What is asked: Copy each line holding the string "with".

Material for the task:
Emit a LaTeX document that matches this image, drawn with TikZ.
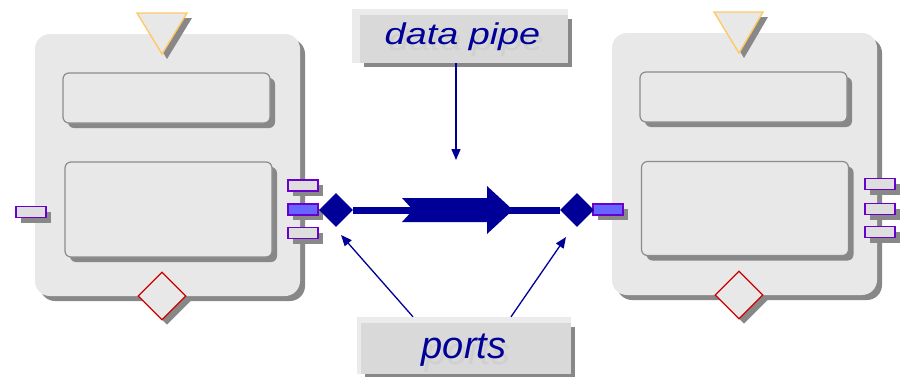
\documentclass[tikz,border=0pt]{standalone}
\usepackage{fontspec}
\usepackage{graphicx}
\newfontfamily\labelfont{Liberation Sans}
\usetikzlibrary{shapes.geometric,shadows,arrows.meta,backgrounds}

\definecolor{blockfill}{HTML}{E8E8E8}
\definecolor{shadowgray}{HTML}{888888}
\definecolor{paneedge}{HTML}{8C8C8C}
\definecolor{navy}{HTML}{000099}
\definecolor{portedge}{HTML}{6A00D0}
\definecolor{portfill}{HTML}{DEDEDE}
\definecolor{portactive}{HTML}{6666FF}
\definecolor{triedge}{HTML}{FFC966}
\definecolor{gatered}{HTML}{CC0000}
\definecolor{tagfill}{HTML}{D9D9D9}
\definecolor{tagrim}{HTML}{EBEBEB}
\definecolor{tagghost}{HTML}{D0D0D0}

\begin{document}
\begin{tikzpicture}[x=1pt,y=-1pt,
  drop5/.style={general shadow={fill=shadowgray,shadow xshift=5pt,shadow yshift=-5pt}},
  drop4/.style={general shadow={fill=shadowgray,shadow xshift=4pt,shadow yshift=-4pt}},
  component/.style={rectangle,rounded corners=15pt,fill=blockfill,
    minimum width=265pt,minimum height=262pt,inner sep=0pt,drop5},
  pane/.style={rectangle,rounded corners=6pt,draw=paneedge,line width=1.2pt,
    fill=blockfill,minimum width=207pt,inner sep=0pt,drop5},
  portbox/.style={rectangle,draw=portedge,line width=1.2pt,fill=portfill,
    minimum width=30pt,minimum height=11pt,inner sep=0pt,drop5},
  portlive/.style={portbox,fill=portactive},
  trigger/.style={draw=triedge,line width=1.4pt,fill=blockfill,line join=miter,drop5},
  gate/.style={diamond,draw=gatered,line width=1.3pt,fill=blockfill,
    minimum width=48pt,minimum height=48pt,inner sep=0pt,drop5},
  joint/.style={diamond,fill=navy,minimum width=34pt,minimum height=34pt,inner sep=0pt},
  pipe/.style={draw=navy,line width=7pt},
  pointer/.style={draw=navy,line width=1.3pt,-{Triangle[length=11pt,width=9pt]}},
  tag/.style={rectangle,fill=tagfill,inner sep=0pt,drop4},
  tagtext/.style={inner sep=0pt,anchor=base,text=navy,font=\labelfont\itshape},
  ghosttext/.style={tagtext,text=tagghost}
]
\useasboundingbox (0,0) rectangle (902,376);

% ---------- left component ----------
\node[component] (L-body) at (167.5,165) {};
\node[pane,minimum height=50pt] (L-top) at (166.5,98) {};
\node[pane,minimum height=95pt] (L-main) at (168.5,209.5) {};
\path[trigger] (137,13) -- (187,13) -- (162,54) -- cycle;
\node[gate] (L-gate) at (162,296) {};
\node[portbox] (L-in) at (31,212) {};
\node[portbox] (L-o1) at (303,185.5) {};
\node[portlive] (L-o2) at (303,209.5) {};
\node[portbox] (L-o3) at (303,233) {};

% ---------- right component ----------
\begin{scope}[xshift=577pt]
\node[component] (R-body) at (167.5,164) {};
\node[pane,minimum height=50pt] (R-top) at (166.5,97) {};
\node[pane,minimum height=94pt] (R-main) at (168,208.5) {};
\path[trigger] (137,12) -- (186,12) -- (162,53) -- cycle;
\node[gate] (R-gate) at (162,295) {};
\node[portlive] (R-in) at (31,209.5) {};
\node[portbox] (R-o1) at (303,184) {};
\node[portbox] (R-o2) at (303,209) {};
\node[portbox] (R-o3) at (303,232) {};
\end{scope}

% ---------- data pipe between the two ports ----------
\node[joint] (J-left) at (336,210) {};
\node[joint] (J-right) at (577,210) {};
\draw[pipe] (J-left.east) -- (J-right.west);
\fill[navy] (402,198) -- (487,198) -- (487,186) -- (513,210) -- (487,234)
  -- (487,222) -- (402,222) -- (413,210) -- cycle;

% ---------- captions ----------
\node[tag,minimum width=208pt,minimum height=48pt] (dp) at (464,39) {};
\node[tag,minimum width=210pt,minimum height=51pt] (pt) at (466,348.5) {};
\begin{scope}[on background layer]
  \fill[tagrim] ([shift={(-8pt,6pt)}]dp.north west) rectangle (dp.south east);
  \fill[tagrim] ([shift={(-4pt,6pt)}]pt.north west) rectangle (pt.south east);
\end{scope}
\node[ghosttext] (dp-ghost) at (466,50)
  {\fontsize{30}{36}\selectfont\scalebox{1.26}[1]{data pipe}};
\node[tagtext] (dp-text) at (462.5,44)
  {\fontsize{30}{36}\selectfont\scalebox{1.26}[1]{data pipe}};
\node[ghosttext] (pt-ghost) at (468,364)
  {\fontsize{38}{44}\selectfont ports};
\node[tagtext] (pt-text) at (464,358)
  {\fontsize{38}{44}\selectfont ports};

% ---------- pointers ----------
\coordinate (pipe-hit) at (456,160);
\coordinate (left-hit) at (341,235);
\coordinate (right-hit) at (566,237);
\draw[pointer] ([xshift=-8pt]dp.south) -- (pipe-hit);
\draw[pointer] ([xshift=-53pt,yshift=6pt]pt.north) -- (left-hit);
\draw[pointer] ([xshift=45pt,yshift=6pt]pt.north) -- (right-hit);
\end{tikzpicture}
\end{document}
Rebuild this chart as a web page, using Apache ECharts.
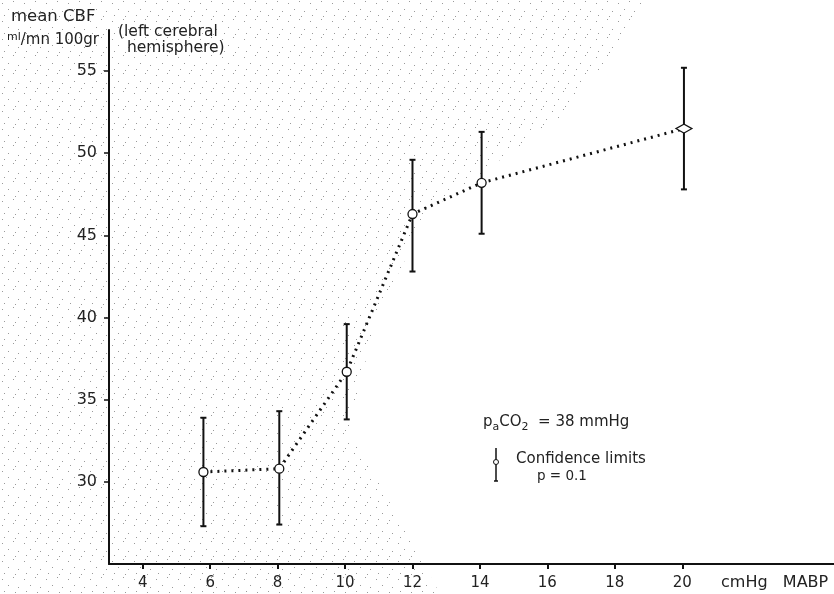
<!DOCTYPE html>
<html>
<head>
<meta charset="utf-8">
<script src="https://cdn.jsdelivr.net/npm/echarts@6/dist/echarts.min.js"></script>
<style>
  html, body { margin: 0; padding: 0; background: #fff; }
  #chart { width: 834px; height: 594px; }
</style>
</head>
<body>
<div id="chart"></div>
<script>
// MABP (cmHg) and mean CBF with confidence limits
var mabp = [5.8, 8.05, 10.05, 12.0, 14.05, 20.05];
var meanCbf = [30.6, 30.8, 36.7, 46.3, 48.2, 51.5];
var lowerLimit = [27.3, 27.4, 33.8, 42.8, 45.1, 47.8];
var upperLimit = [33.9, 34.3, 39.6, 49.6, 51.3, 55.2];
var xTicks = [4, 6, 8, 10, 12, 14, 16, 18, 20];
var yTicks = [30, 35, 40, 45, 50, 55];

var FONT = 'DejaVu Sans';

// small tile of grey dots, used for the stippled shading of the scan
function makeStipple() {
    var c = document.createElement('canvas');
    c.width = 22;
    c.height = 18;
    var ctx = c.getContext('2d');
    ctx.fillStyle = '#9a9a9a';
    [[2, 3], [13, 1], [8, 9], [18, 11], [4, 15], [15, 16]].forEach(function (p) {
        ctx.fillRect(p[0], p[1], 1, 1);
    });
    return c;
}

function render_chart(divId) {
    var dom = document.getElementById(divId);
    var myChart = echarts.init(dom);

    var lineData = mabp.map(function (x, i) { return [x, meanCbf[i]]; });
    var barData = mabp.map(function (x, i) { return [x, lowerLimit[i], upperLimit[i]]; });

    // draws one vertical confidence bar with small caps
    function renderErrorBar(params, api) {
        var x = api.value(0);
        var lo = api.coord([x, api.value(1)]);
        var hi = api.coord([x, api.value(2)]);
        var cap = 3;
        var style = { stroke: '#111', lineWidth: 2 };
        return {
            type: 'group',
            children: [
                { type: 'line', shape: { x1: lo[0], y1: lo[1], x2: hi[0], y2: hi[1] }, style: style },
                { type: 'line', shape: { x1: lo[0] - cap, y1: lo[1], x2: lo[0] + cap, y2: lo[1] }, style: style },
                { type: 'line', shape: { x1: hi[0] - cap, y1: hi[1], x2: hi[0] + cap, y2: hi[1] }, style: style }
            ]
        };
    }

    var txt = function (size) { return size + 'px "' + FONT + '"'; };

    var option = {
        animation: false,
        backgroundColor: '#fff',
        grid: { left: 109, right: 0, top: 30, bottom: 30 },
        xAxis: {
            type: 'value',
            min: 3,
            max: 24.5,
            axisLine: { lineStyle: { color: '#111', width: 2 } },
            axisTick: { show: true, length: 5, customValues: xTicks, lineStyle: { color: '#111', width: 2 } },
            axisLabel: {
                customValues: xTicks,
                color: '#222', fontFamily: FONT, fontSize: 15, margin: 12
            },
            splitLine: { show: false }
        },
        yAxis: {
            type: 'value',
            min: 25,
            max: 57.5,
            axisLine: { show: true, lineStyle: { color: '#111', width: 2 } },
            axisTick: { show: true, length: 5, customValues: yTicks, lineStyle: { color: '#111', width: 1.5 } },
            axisLabel: {
                customValues: yTicks,
                color: '#222', fontFamily: FONT, fontSize: 16, margin: 12
            },
            splitLine: { show: false }
        },
        series: [
            {
                type: 'custom',
                renderItem: renderErrorBar,
                data: barData,
                encode: { x: 0, y: [1, 2] },
                z: 2
            },
            {
                type: 'line',
                data: lineData,
                symbol: function (v, p) { return p.dataIndex === 5 ? 'diamond' : 'circle'; },
                symbolSize: function (v, p) { return p.dataIndex === 5 ? [16, 9] : 9; },
                itemStyle: { color: '#fff', borderColor: '#111', borderWidth: 1.3 },
                lineStyle: { color: '#111', width: 3, type: [2, 5] },
                z: 3
            }
        ],
        graphic: [
            {
                type: 'polygon', z: -10, silent: true,
                shape: { points: [[0, 0], [650, 0], [570, 110], [430, 210], [375, 320], [350, 430], [440, 594], [0, 594]] },
                style: { fill: { image: makeStipple(), repeat: 'repeat' } }
            },
            { type: 'text', left: 11, top: 8, style: { text: 'mean CBF', font: txt(16.5), fill: '#222' } },
            {
                type: 'text', left: 7, top: 32,
                style: {
                    text: '{sup|ml}/mn 100gr',
                    font: txt(15), fill: '#222',
                    rich: { sup: { fontSize: 11, fontFamily: FONT, verticalAlign: 'top', padding: [0, 0, 6, 0] } }
                }
            },
            { type: 'text', left: 118, top: 24, style: { text: '(left cerebral', font: txt(15.5), fill: '#222' } },
            { type: 'text', left: 127, top: 40, style: { text: 'hemisphere)', font: txt(15.5), fill: '#222' } },
            {
                type: 'text', left: 483, top: 415,
                style: {
                    text: 'p{sub|a}CO{sub|2}  = 38 mmHg',
                    font: txt(15), fill: '#222',
                    rich: { sub: { fontSize: 11, fontFamily: FONT, padding: [10, 0, 0, 0] } }
                }
            },
            { type: 'line', shape: { x1: 496, y1: 448, x2: 496, y2: 481 }, style: { stroke: '#111', lineWidth: 1.5 } },
            { type: 'line', shape: { x1: 494, y1: 481, x2: 498, y2: 481 }, style: { stroke: '#111', lineWidth: 1.5 } },
            { type: 'circle', shape: { cx: 496, cy: 462, r: 2.5 }, style: { fill: '#fff', stroke: '#111', lineWidth: 1 } },
            { type: 'text', left: 516, top: 452, style: { text: 'Confidence limits', font: txt(15), fill: '#222' } },
            { type: 'text', left: 537, top: 469, style: { text: 'p = 0.1', font: txt(13.5), fill: '#222' } },
            { type: 'text', left: 721, top: 575, style: { text: 'cmHg   MABP', font: txt(16), fill: '#222' } }
        ]
    };
    myChart.setOption(option);
}

render_chart('chart');
</script>
</body>
</html>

Final answer:
Emit a LaTeX document that matches this image, drawn with TikZ.
// MABP (cmHg) and mean CBF with confidence limits
    // draws one vertical confidence bar with small caps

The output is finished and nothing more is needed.